Baystate Health announced in late April that it will acquire Mercy Medical Center from Trinity Health of New England for $293 million, pending Massachusetts regulatory approval. The transaction is expected to close November 1, 2026. The Massachusetts Nurses Association represents nurses at Mercy, and the MNA has made clear it expects a seat at the table for change-of-ownership discussions — before the deal closes, not after.

Why Mercy Is Being Sold

Mercy Medical Center is a 182-bed acute care hospital in Springfield with a long history as a Catholic health system facility under Trinity Health. Its financial trajectory has tracked the pattern seen at dozens of mid-sized urban hospitals in Massachusetts and nationally: Medicaid reimbursement shortfalls, the shift of volume toward outpatient settings, and persistent nursing staffing shortages that drive up labor costs without a matching revenue base. Trinity Health of New England, which operates four hospitals in Connecticut and Massachusetts, made the decision to divest rather than continue absorbing the deficits.

Acquisition price
$293M
Baystate Health buying Mercy Medical Center from Trinity Health of New England; expected close November 1, 2026
Expected new jobs
150-200
New clinical roles including nurses and specialists projected by Baystate post-acquisition

The Nursing Labor Picture Is Complicated

MNA represents nurses at Mercy. It also represents nurses at Baystate Franklin Medical Center in Greenfield — where nurses voted on April 14, 2026, to authorize a potential strike over pay disparities between Baystate facilities. That authorization vote hasn't led to a strike yet, but it signals active discontent with how Baystate manages compensation across its network.

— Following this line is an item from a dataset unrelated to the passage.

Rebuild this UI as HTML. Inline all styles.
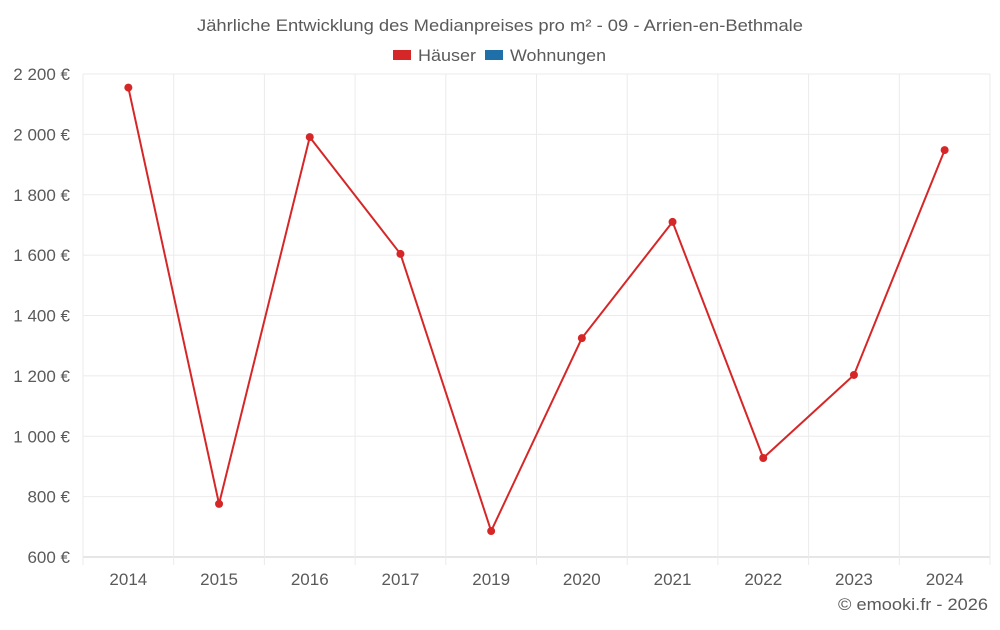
<!DOCTYPE html>
<html><head><meta charset="utf-8"><style>
body{margin:0;background:#fff;font-family:"Liberation Sans",sans-serif;}
svg text{font-family:"Liberation Sans",sans-serif;fill:#5a5a5a;}
</style></head><body>
<svg width="1000" height="625" id="c">
<text x="197" y="31" font-size="17" textLength="606" lengthAdjust="spacingAndGlyphs">Jährliche Entwicklung des Medianpreises pro m² - 09 - Arrien-en-Bethmale</text>
<g>
<g><rect x="393" y="50" width="18" height="10" fill="#d62728"/><text x="418" y="61" font-size="17" textLength="58" lengthAdjust="spacingAndGlyphs">Häuser</text></g>
<g><rect x="485" y="50" width="18" height="10" fill="#1f6fa8"/><text x="510" y="61" font-size="17" textLength="96" lengthAdjust="spacingAndGlyphs">Wohnungen</text></g>
</g>
<g id="grid"></g><g id="axes"></g><g id="series"></g>
<text x="838" y="610" font-size="17" textLength="150" lengthAdjust="spacingAndGlyphs">© emooki.fr - 2026</text>
</svg>
<script>
const categories=["2014","2015","2016","2017","2019","2020","2021","2022","2023","2024"];
const haeuser=[2155,776,1991,1604,686,1325,1710,928,1203,1948];
const yTicks=[600,800,1000,1200,1400,1600,1800,2000,2200];
const yTickLabels=["600 €","800 €","1 000 €","1 200 €","1 400 €","1 600 €","1 800 €","2 000 €","2 200 €"];
const L=83,R=990,T=74,B=557,ymin=600,ymax=2200;
const NS="http://www.w3.org/2000/svg";
const bw=(R-L)/categories.length;
function x(i){return L+bw*(i+0.5);}
function y(v){return B-(v-ymin)/(ymax-ymin)*(B-T);}
function mk(t,a,p){const e=document.createElementNS(NS,t);for(const k in a)e.setAttribute(k,a[k]);p.appendChild(e);return e;}
const g=document.getElementById('grid'),ax=document.getElementById('axes'),s=document.getElementById('series');
yTicks.forEach((v,i)=>{
 const l=mk('line',{x1:L,x2:R,y1:y(v),y2:y(v),stroke:i==0?'#ccc':'#ebebeb'},g);
 
 
 const t=mk('text',{x:70,y:y(v)+6,'text-anchor':'end','font-size':17},ax);t.textContent=yTickLabels[i];
 
 
});
for(let i=0;i<=categories.length;i++){
 const xx=L+bw*i;
 const l=mk('line',{x1:xx,x2:xx,y1:T,y2:B+8,stroke:'#ebebeb'},g);
 
 
}
categories.forEach((c,i)=>{
 const t=mk('text',{x:x(i),y:585,'text-anchor':'middle','font-size':17},ax);t.textContent=c;
 
 
});
const pl=mk('polyline',{points:haeuser.map((v,i)=>x(i)+','+y(v)).join(' '),fill:'none',stroke:'#d62728','stroke-width':2},s);


haeuser.forEach((v,i)=>{
 const c=mk('circle',{cx:x(i),cy:y(v),r:4,fill:'#d62728'},s);
 
 
});
</script>
</body></html>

The MNA has publicly called on Governor Maura Healey's administration to require that nurses be included in the change-of-ownership regulatory process and to mandate that all existing services at Mercy be maintained or expanded under the new ownership. Those are not unreasonable asks — they are exactly the kind of conditions that, if not secured in advance, tend to disappear in post-acquisition budget reviews.

The HCA-Mission Precedent

Hospital consolidation in New England tends to get analyzed on its own terms, but the HCA-Mission Health acquisition in North Carolina in 2019 is the cautionary tale that keeps surfacing in conversations like this one. HCA acquired Mission Health with promises of investment and job creation; what followed was a documented pattern of service reductions, nursing layoffs, and a community lawsuit that became a national story. HCA is the largest for-profit hospital company in the country. Baystate is a regional not-for-profit based in Springfield. The structural comparison is imprecise.

But the lesson from HCA-Mission isn't specific to for-profit acquisitions — it's about what happens when binding nurse staffing and service commitments aren't written into acquisition agreements. Change-of-ownership processes tend to move faster than labor contract negotiations. If Mercy nurses want enforceable job protections post-acquisition, the window to secure them is now, during regulatory review, not after Baystate holds the keys.

What Nurses at Mercy Should Watch

Baystate's track record at its existing facilities is the most relevant data point. MNA has ongoing relationships with Baystate's nursing staff. The Franklin nurses' strike authorization suggests contract management at Baystate is not conflict-free. For Mercy nurses specifically: the union will be negotiating successor contract rights, which trigger specific NLRA protections around bargaining obligation during and after ownership transfer. Nurses should make sure their MNA representatives are engaged with the change-of-ownership regulatory filing at the Massachusetts Health Policy Commission — that process is the leverage point, not a press conference promise about new jobs.

Nurse Take

Acquisition press releases always promise jobs and investment. The HCA-Mission playbook in North Carolina promised the same — what followed was care reduction and a community lawsuit. Baystate isn't HCA and Springfield isn't Asheville, but Mercy nurses should insist that staffing minimums and job protections are embedded in the acquisition agreement, not just in the press release. That window closes at regulatory sign-off. The Massachusetts Health Policy Commission review is the formal mechanism — nurses and their representatives should file formal comments during that process, not just communicate concerns through press releases and union statements.